Reforms after 1991 increased competition, bit by bit, in sector after sector. Industrial licences were abolished. So were once-rationed import licences, foreign exchange permits and collaboration permits. Many controls remained, as is clear from this column’s account of how civil aviation policy evolved. But for the first time, new competition sank many of the biggest old names — Hindustan Motors, Premier Automobiles, JK Synthetics, DCM.

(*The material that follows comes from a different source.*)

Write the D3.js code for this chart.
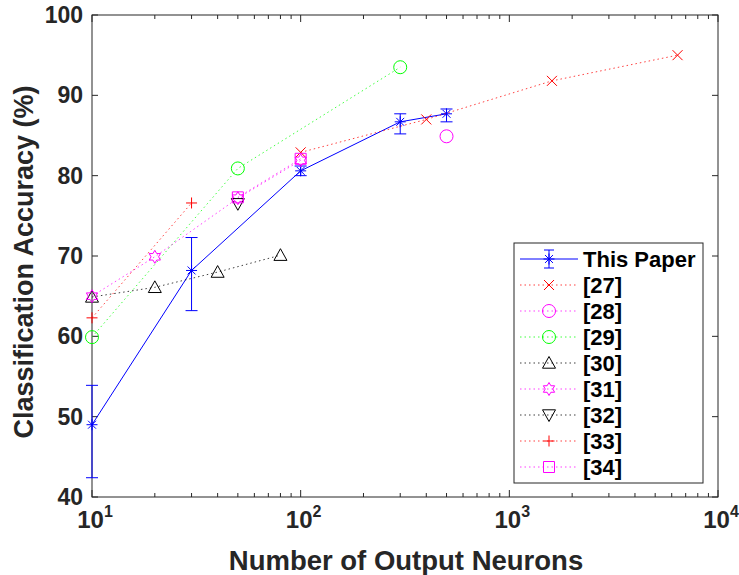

The recent Insolvency and Bankruptcy Code has hastened the demise of other big industrial debtors — Essar Steel, Jaypee, Videocon, Bhushan Steel and the Amtek group. In the 2000s, many new cronies roared into giant infrastructure projects. Today many of those projects are bust and their owners cut to size — Jaypee, Lanco, GMR, GVK, IVRCL, and Nagarjuna Construction. One of the most celebrated cronies, Anil Ambani, is in dire financial straits and escaped a jail sentence only because his elder brother paid his legal dues of over Rs 500 crore at the last minute.
Cronyism has by no means ended. But it has been downsized. In many other countries, cronyism means getting a monopoly to exploit forever. In India, it means temporary favours but no permanent monopolies, and so competition can ultimately kill the biggest cronies. That is progress.